I just saw I saw a dear, I just saw
a funny I the Dallas Cowboys cheerleaders became America's sweethearts,

(01:26):
a very Texas hybrid of pageant beauty, good girl etiquette,
and come hither slink. But despite their fifty years as
a global sensation, despite being endlessly photographed, televised, commercialized, what's
always been missing from the story of the Dallas Cowboys
cheerleaders is the voices of the cheerleaders themselves. It's about

(01:49):
time we change that.
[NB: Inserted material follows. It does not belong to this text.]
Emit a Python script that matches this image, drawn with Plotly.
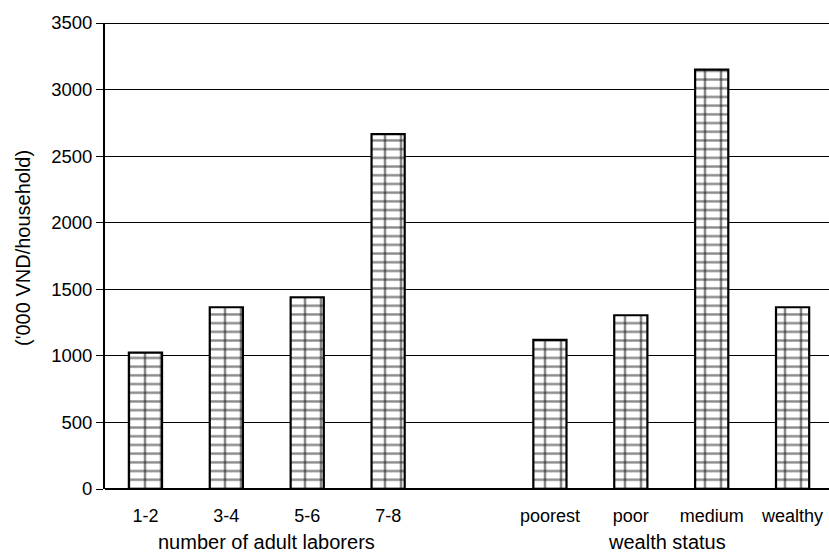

What the Cowboys gave me, nothing
in my life will ever compared to that time.

Speaker 2 (01:58):
Nothing.

Speaker 1 (01:58):
So then where does the uniform come from?

Speaker 2 (02:00):
Well, it really came from my imagination.

Speaker 1 (02:03):
What words come to mind when you think of.

Speaker 2 (02:05):
The cheerleaders boots, skin, flesh, sex, hair, big hair.

Speaker 1 (02:13):
It's not just about being beautiful or just about having
a rock hard body. It's about, you know, being smart.
And so I went on a search to understand this
legacy in all its complications. I saw their story as
part of an ongoing battle of a women's bodies, of
a women's behavior, over who and what determines our value.

(02:33):
It bothered me that I was supposed to sexualize myself
on game days and not allowed to any other days.
There was an awkwardness because I'm seeing my friends in
Playboy magazine. They're both major lawsuits for the Cowboys, and
they changed the culture of being a cheerleader.

Speaker 2 (02:52):
Whatever you're doing, you're multitasking. You have so many things
to do, and then they're asking you to do this
five nights a week and not pay you for it.

Speaker 1 (03:00):
Over the course of eight episodes, you'll hear those voices
as they navigate all that came after that first time
they burst onto the field. This is a saga of
high kicks and scandal and cleavage and controversy. I'm Sarah
Happola from Texas Monthly. This is America's Girls.